■ **WHAT YOU WILL DO**: Each entry below is to be given again word for word, with no pictures.

(Plotting code records)
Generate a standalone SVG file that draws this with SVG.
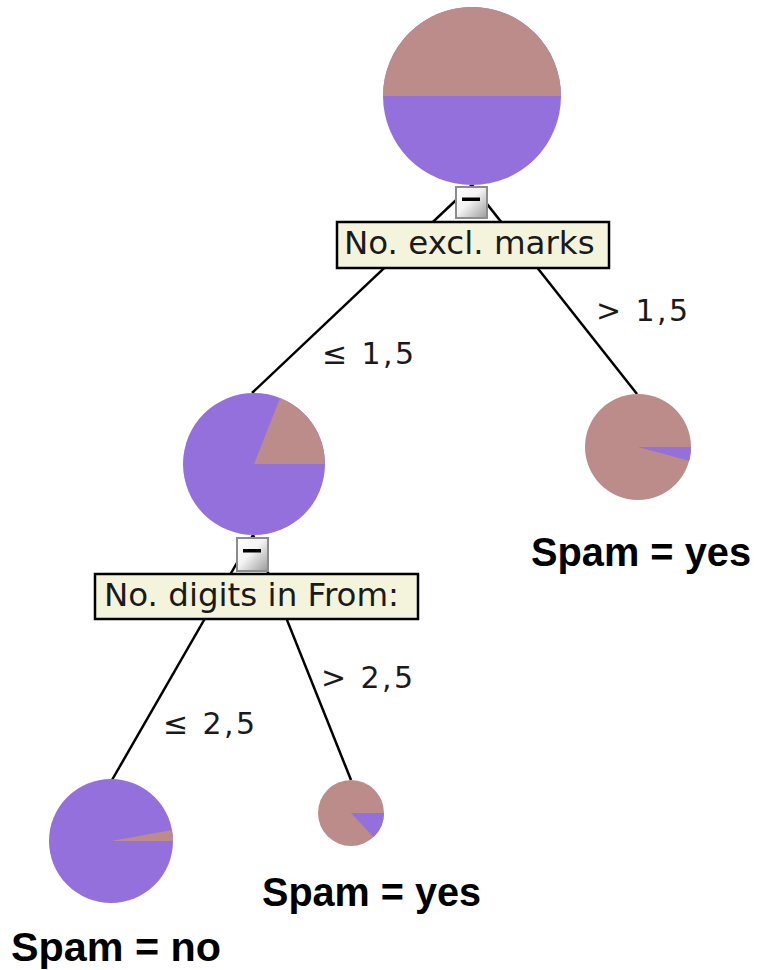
<svg xmlns="http://www.w3.org/2000/svg" width="758" height="970" viewBox="0 0 758 970">
<defs>
<linearGradient id="btn" x1="0" y1="0" x2="1" y2="1">
<stop offset="0" stop-color="#ffffff"/>
<stop offset="0.45" stop-color="#f4f4f4"/>
<stop offset="1" stop-color="#9a9a9a"/>
</linearGradient>
</defs>
<style>
.edge{stroke:#000;stroke-width:2.5;fill:none}
.brown{fill:#bb8c89}
.purple{fill:#9370db}
.lbl{fill:#f4f4dc;stroke:#000;stroke-width:2.5}
.btn{fill:url(#btn);stroke:#8c8c8c;stroke-width:2}
.dash{fill:#000}
.ntxt{font-family:"DejaVu Sans",Verdana,sans-serif;font-size:32.5px;fill:#1a1a1a}
.etxt{font-family:"DejaVu Sans",Verdana,sans-serif;font-size:30px;fill:#1a1a1a}
.res{font-family:"Liberation Sans",Arial,sans-serif;font-weight:bold;font-size:41px;fill:#000}
</style>
<rect width="758" height="970" fill="#fff"/>
<g id="connectors">
<line class="edge" x1="472" y1="185" x2="252" y2="393"/>
<line class="edge" x1="472" y1="185" x2="637" y2="394"/>
<line class="edge" x1="253" y1="535" x2="112" y2="780"/>
<line class="edge" x1="253" y1="535" x2="351" y2="780"/>
</g>
<g id="root">
<circle class="purple" cx="472" cy="96" r="89"/>
<path class="brown" d="M383,96 A89,89 0 0,1 561,96 Z"/>
<rect class="btn" x="456" y="187" width="31" height="31"/>
<rect class="dash" x="462" y="197.5" width="18" height="3.5"/>
<rect class="lbl" x="337" y="222" width="272" height="46"/>
<text class="ntxt" x="344" y="254">No. excl. marks</text>
</g>
<g id="left">
<circle class="purple" cx="254" cy="464" r="71"/>
<path class="brown" d="M254,464 L325,464 A71,71 0 0,0 280,397.9 Z"/>
<rect class="btn" x="237" y="538" width="31" height="33"/>
<rect class="dash" x="243" y="549" width="18" height="3.5"/>
<rect class="lbl" x="95" y="574" width="323" height="45"/>
<text class="ntxt" x="104" y="606">No. digits in From:</text>
</g>
<g id="right">
<circle class="brown" cx="638" cy="447" r="53"/>
<path class="purple" d="M638,447 L691,447 A53,53 0 0,1 689.2,460.7 Z"/>
<text class="res" x="531" y="566" textLength="220" lengthAdjust="spacingAndGlyphs">Spam = yes</text>
</g>
<g id="leftleft">
<circle class="purple" cx="111" cy="841" r="62"/>
<path class="brown" d="M111,841 L173,841 A62,62 0 0,0 172,830 Z"/>
<text class="res" x="11" y="961" textLength="210" lengthAdjust="spacingAndGlyphs">Spam = no</text>
</g>
<g id="leftright">
<circle class="brown" cx="351" cy="813" r="33"/>
<path class="purple" d="M351,813 L384,813 A33,33 0 0,1 373.5,837.1 Z"/>
<text class="res" x="262" y="906" textLength="219" lengthAdjust="spacingAndGlyphs">Spam = yes</text>
</g>
<g id="edge-labels">
<text class="etxt" x="596" y="321" textLength="92" lengthAdjust="spacing">&gt; 1,5</text>
<text class="etxt" x="322" y="364" textLength="92" lengthAdjust="spacing">≤ 1,5</text>
<text class="etxt" x="163" y="734" textLength="92" lengthAdjust="spacing">≤ 2,5</text>
<text class="etxt" x="321" y="688" textLength="92" lengthAdjust="spacing">&gt; 2,5</text>
</g>
</svg>
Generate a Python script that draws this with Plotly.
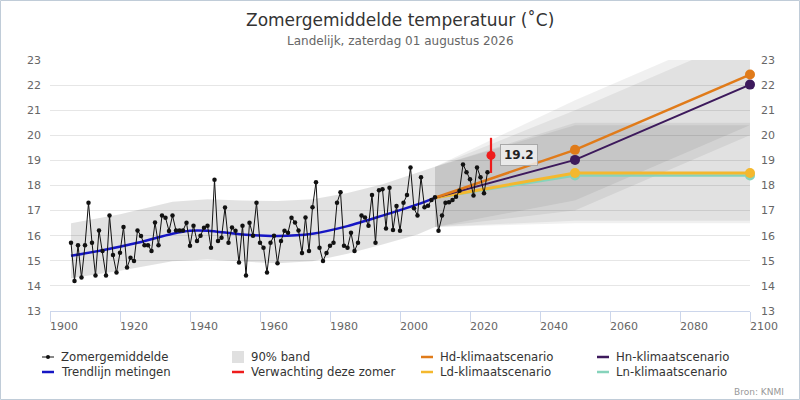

■ **TASK OUTPUT**:
Generate a standalone SVG file that draws this with SVG.
<svg xmlns="http://www.w3.org/2000/svg" width="758" height="970" viewBox="0 0 758 970">
<defs>
<linearGradient id="btn" x1="0" y1="0" x2="1" y2="1">
<stop offset="0" stop-color="#ffffff"/>
<stop offset="0.45" stop-color="#f4f4f4"/>
<stop offset="1" stop-color="#9a9a9a"/>
</linearGradient>
</defs>
<style>
.edge{stroke:#000;stroke-width:2.5;fill:none}
.brown{fill:#bb8c89}
.purple{fill:#9370db}
.lbl{fill:#f4f4dc;stroke:#000;stroke-width:2.5}
.btn{fill:url(#btn);stroke:#8c8c8c;stroke-width:2}
.dash{fill:#000}
.ntxt{font-family:"DejaVu Sans",Verdana,sans-serif;font-size:32.5px;fill:#1a1a1a}
.etxt{font-family:"DejaVu Sans",Verdana,sans-serif;font-size:30px;fill:#1a1a1a}
.res{font-family:"Liberation Sans",Arial,sans-serif;font-weight:bold;font-size:41px;fill:#000}
</style>
<rect width="758" height="970" fill="#fff"/>
<g id="connectors">
<line class="edge" x1="472" y1="185" x2="252" y2="393"/>
<line class="edge" x1="472" y1="185" x2="637" y2="394"/>
<line class="edge" x1="253" y1="535" x2="112" y2="780"/>
<line class="edge" x1="253" y1="535" x2="351" y2="780"/>
</g>
<g id="root">
<circle class="purple" cx="472" cy="96" r="89"/>
<path class="brown" d="M383,96 A89,89 0 0,1 561,96 Z"/>
<rect class="btn" x="456" y="187" width="31" height="31"/>
<rect class="dash" x="462" y="197.5" width="18" height="3.5"/>
<rect class="lbl" x="337" y="222" width="272" height="46"/>
<text class="ntxt" x="344" y="254">No. excl. marks</text>
</g>
<g id="left">
<circle class="purple" cx="254" cy="464" r="71"/>
<path class="brown" d="M254,464 L325,464 A71,71 0 0,0 280,397.9 Z"/>
<rect class="btn" x="237" y="538" width="31" height="33"/>
<rect class="dash" x="243" y="549" width="18" height="3.5"/>
<rect class="lbl" x="95" y="574" width="323" height="45"/>
<text class="ntxt" x="104" y="606">No. digits in From:</text>
</g>
<g id="right">
<circle class="brown" cx="638" cy="447" r="53"/>
<path class="purple" d="M638,447 L691,447 A53,53 0 0,1 689.2,460.7 Z"/>
<text class="res" x="531" y="566" textLength="220" lengthAdjust="spacingAndGlyphs">Spam = yes</text>
</g>
<g id="leftleft">
<circle class="purple" cx="111" cy="841" r="62"/>
<path class="brown" d="M111,841 L173,841 A62,62 0 0,0 172,830 Z"/>
<text class="res" x="11" y="961" textLength="210" lengthAdjust="spacingAndGlyphs">Spam = no</text>
</g>
<g id="leftright">
<circle class="brown" cx="351" cy="813" r="33"/>
<path class="purple" d="M351,813 L384,813 A33,33 0 0,1 373.5,837.1 Z"/>
<text class="res" x="262" y="906" textLength="219" lengthAdjust="spacingAndGlyphs">Spam = yes</text>
</g>
<g id="edge-labels">
<text class="etxt" x="596" y="321" textLength="92" lengthAdjust="spacing">&gt; 1,5</text>
<text class="etxt" x="322" y="364" textLength="92" lengthAdjust="spacing">≤ 1,5</text>
<text class="etxt" x="163" y="734" textLength="92" lengthAdjust="spacing">≤ 2,5</text>
<text class="etxt" x="321" y="688" textLength="92" lengthAdjust="spacing">&gt; 2,5</text>
</g>
</svg>
Generate a Python script that draws this with Plotly.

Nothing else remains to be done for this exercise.